Sir Isaac Newton's interest in botany extended well beyond the fabled apple falling from a tree -- he also appears to have understood how water moves from roots to leaves over 200 years before botanists did.
Newton, who lived from 1643-1727, is known for his observations on the properties of light, the invention of calculus, and for his time as head of the Royal Mint, and president of the Royal Society, the leading scientific body of the day.
But buried in a notebook Newton used during his undergraduate days, is half a page of text on plant function, which has been reviewed in the journal Nature Plants by Professor David Beerling of the University of Sheffield.
In his notes, Newton describes how water is drawn up through a plant's roots and out through its pores. Newton wrote:
"Suppose a b the pore of a Vegitable filled with fluid mater & that the Globule c doth hitt away the particle b, then the rest of subtile matter in the pores riseth from a towards b & by this meanes juices continually arise up from the roots of trees upward leaving dreggs in the pores & then wanting passage stretch the pores to make them as wide as before they were clogged. which makes the plant bigger untill the pores are too narow for the juice to arise through the pores & then the plant ceaseth to grow any more."
Eureka moment "In modern terms what's apparently being described is the evaporative escape of water from a shoot -- transpiration -- driven by energy from the sun," writes Beerling.

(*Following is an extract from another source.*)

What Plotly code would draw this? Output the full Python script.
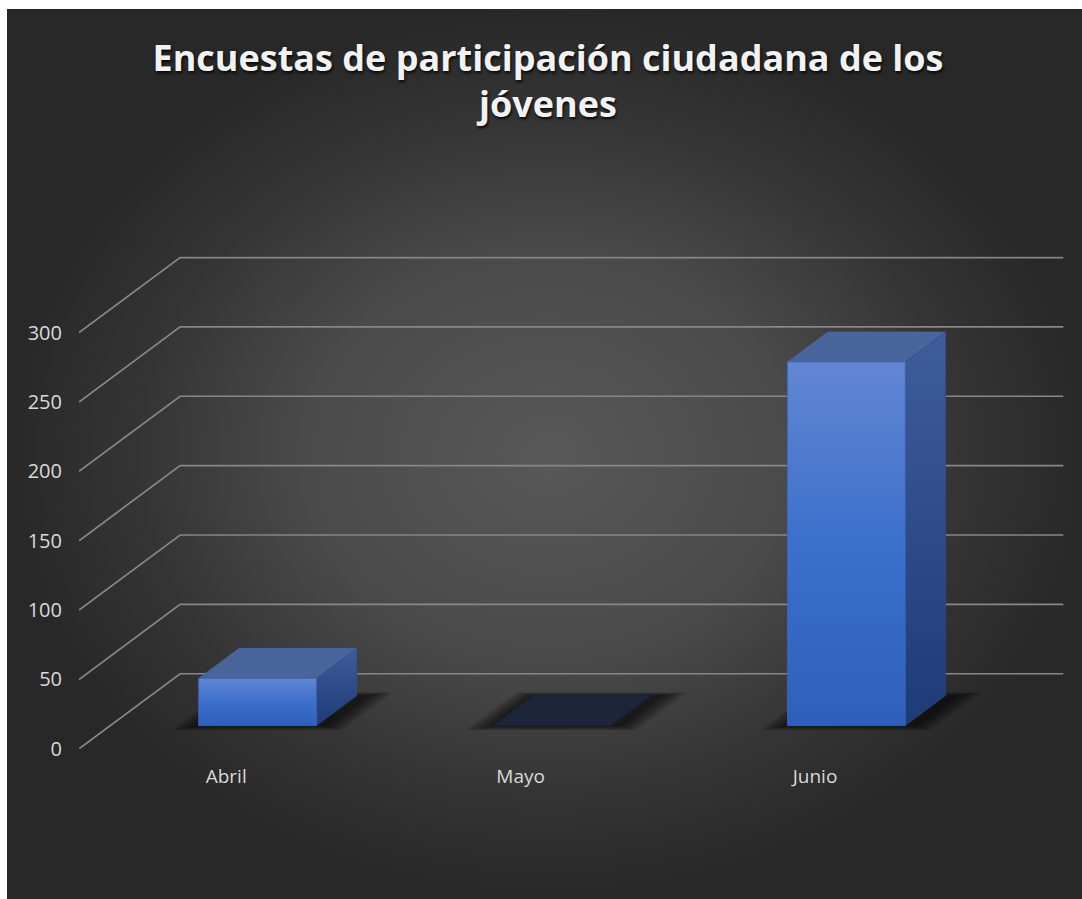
import plotly.graph_objects as go

# ---------------- data ----------------
categories = ["Abril", "Mayo", "Junio"]
values = [34, 0, 262]
y_ticks = [0, 50, 100, 150, 200, 250, 300]
title_text = "Encuestas de participación ciudadana de los<br>jóvenes"

# ---------------- geometry / style ----------------
# the page is captured with a slight vertical squeeze, so lay out in
# target pixels and scale vertically to page pixels
SX, SY = 1.0, 913 / 899
W, H = 1090, 913
BG_L, BG_T = 7 * SX, 9 * SY                       # white border of the chart area
PL, PR, PT, PB = 79 * SX, 1067 * SX, 256 * SY, 748 * SY   # plot area
X0, X1 = -0.5, 2.856
Y0, Y1 = 0, 355
DX, DY = 0.3435, 54.1                    # full-depth oblique offset (data units)
BAR_W = 0.40
D_FRONT, D_BACK = 0.31, 0.71

GRID_COLOR = "#878787"
TEXT_COLOR = "#d9d9d9"
FONT = "Open Sans"


def proj(x, v, d):
    return x + d * DX, v + d * DY


def poly(pts):
    xs, ys = [], []
    for (x, v, d) in pts:
        px, py = proj(x, v, d)
        xs.append(px)
        ys.append(py)
    xs.append(xs[0])
    ys.append(ys[0])
    return xs, ys


fig = go.Figure()

# background (radial gradient) on full-figure subplot
bx0, by1 = BG_L / W, 1 - BG_T / H
fig.add_trace(go.Scatter(
    x=[bx0, 1, 1, bx0, bx0], y=[0, 0, by1, by1, 0], mode="lines", fill="toself",
    line=dict(width=0), hoverinfo="skip", xaxis="x", yaxis="y",
    fillgradient=dict(type="radial",
                      colorscale=[[0, "#585858"], [0.45, "#4a4a4a"],
                                  [0.75, "#353535"], [1, "#282828"]]),
))

# gridlines: front diagonal + back wall line for every tick
gx, gy = [], []
for v in y_ticks:
    a = proj(X0, v, 0)
    b = proj(X0, v, 1)
    c = proj(2.5, v, 1)
    gx += [a[0], b[0], c[0], None]
    gy += [a[1], b[1], c[1], None]
fig.add_trace(go.Scatter(x=gx, y=gy, mode="lines", cliponaxis=False,
                         line=dict(color=GRID_COLOR, width=1.7),
                         hoverinfo="skip", xaxis="x2", yaxis="y2"))

# soft shadows under bars
for i, v in enumerate(values):
    c = i
    for k in range(1, 8):
        e = 0.011 * k
        ed = 0.03 * k
        xs, ys = poly([(c - BAR_W / 2 - e + 0.005, 0, D_FRONT - ed * 0.3),
                       (c + BAR_W / 2 + e + 0.03, 0, D_FRONT - ed * 0.3),
                       (c + BAR_W / 2 + e + 0.03, 0, D_BACK + ed * 0.2),
                       (c - BAR_W / 2 - e + 0.005, 0, D_BACK + ed * 0.2)])
        fig.add_trace(go.Scatter(x=xs, y=ys, mode="lines", fill="toself",
                                 line=dict(width=0),
                                 fillcolor="rgba(0,0,0,0.11)",
                                 hoverinfo="skip", xaxis="x2", yaxis="y2"))

# 3D bars
for i, v in enumerate(values):
    c = i
    xl, xr = c - BAR_W / 2, c + BAR_W / 2
    # top face
    xs, ys = poly([(xl, v, D_FRONT), (xr, v, D_FRONT), (xr, v, D_BACK), (xl, v, D_BACK)])
    fig.add_trace(go.Scatter(x=xs, y=ys, mode="lines", fill="toself",
                             line=dict(width=0.6, color="#4d6aa6" if v > 0 else "#1c2539"),
                             fillcolor="#4a649c" if v > 0 else "#1c2539",
                             hoverinfo="skip", xaxis="x2", yaxis="y2"))
    if v <= 0:
        continue
    # right side face
    xs, ys = poly([(xr, 0, D_FRONT), (xr, 0, D_BACK), (xr, v, D_BACK), (xr, v, D_FRONT)])
    fig.add_trace(go.Scatter(x=xs, y=ys, mode="lines", fill="toself",
                             line=dict(width=0.6, color="#2c4a86"),
                             fillgradient=dict(type="vertical",
                                               colorscale=[[0, "#1e3b78"], [1, "#3f5d9a"]]),
                             hoverinfo="skip", xaxis="x2", yaxis="y2"))
    # front face
    xs, ys = poly([(xl, 0, D_FRONT), (xr, 0, D_FRONT), (xr, v, D_FRONT), (xl, v, D_FRONT)])
    fig.add_trace(go.Scatter(x=xs, y=ys, mode="lines", fill="toself",
                             line=dict(width=0.8, color="#3f68bc"),
                             fillgradient=dict(type="vertical",
                                               colorscale=[[0, "#2e5fbb"], [0.5, "#3c70cc"],
                                                           [1, "#6287d2"]]),
                             hoverinfo="skip", xaxis="x2", yaxis="y2"))

fig.update_layout(
    width=W, height=H,
    margin=dict(l=0, r=0, t=0, b=0, pad=0),
    paper_bgcolor="white",
    plot_bgcolor="rgba(0,0,0,0)",
    showlegend=False,
    hovermode=False,
    title=dict(
        text=title_text, x=548 * SX / W, xanchor="center",
        y=1 - 69.5 * SY / H, yanchor="middle", yref="container",
        font=dict(family=FONT, size=36, color="#f2f2f2", weight="bold",
                  shadow="1px 2px 3px rgba(0,0,0,0.85)"),
    ),
    xaxis=dict(domain=[0, 1], range=[0, 1], visible=False, fixedrange=True, anchor="y"),
    yaxis=dict(domain=[0, 1], range=[0, 1], visible=False, fixedrange=True, anchor="x"),
    xaxis2=dict(domain=[PL / W, PR / W], range=[X0, X1], anchor="y2",
                tickmode="array", tickvals=list(range(len(categories))),
                ticktext=categories, showgrid=False, zeroline=False,
                showline=False, ticks="", ticklabelstandoff=14,
                tickfont=dict(family=FONT, size=19, color=TEXT_COLOR),
                fixedrange=True),
    yaxis2=dict(domain=[(H - PB) / H, (H - PT) / H], range=[Y0, Y1], anchor="x2",
                tickmode="array", tickvals=y_ticks,
                ticktext=[str(t) for t in y_ticks],
                showgrid=False, zeroline=False, showline=False, ticks="",
                ticklabelstandoff=16,
                tickfont=dict(family=FONT, size=20, color=TEXT_COLOR),
                fixedrange=True),
)

fig.write_html("out.html", config={"displayModeBar": False},
               post_script="document.body.style.margin='0';"
                           "document.body.style.overflow='hidden';")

First proposed in 1895, transpiration involves the absorption of water through a plant's roots, its transportation up through the stem, and eventual evaporation into the atmosphere from the plant's surface, usually through leaf pores or stomata.
The system works because the loss of water through evaporation causes an area of low pressure within the plant, which creates tension.
The cohesiveness of water molecules transfers this tension down through the xylem, effectively pulling water from a higher pressure area at the base of the plant, against the opposing force of Newton's gravity, up to the leaf surface.
Beerling thinks Newton's pores were probably water-conducting tissues inside stems, rather than stomata.
He bases this on the fact that the earliest known published observations of pore-like structures on leaves appeared in 1675 in Anatome plantarum by Marcello Malpighi, who saw stomata through an early microscope.
However, Beerling writes, "presumably, Newton too could have constructed some sort of hand lens to observe stomata had he been inclined, given that he built the first reflecting telescope a few years later in 1668."
The context of Newton's notes on plant juices isn't known.
"We have no idea how long Newton spent thinking about the workings of plants or what prompted these thoughts," writes Beerling.
"Reclusive and secretive, it's doubtful he gained botanical inspiration from conversations with others at Cambridge University interested in plants."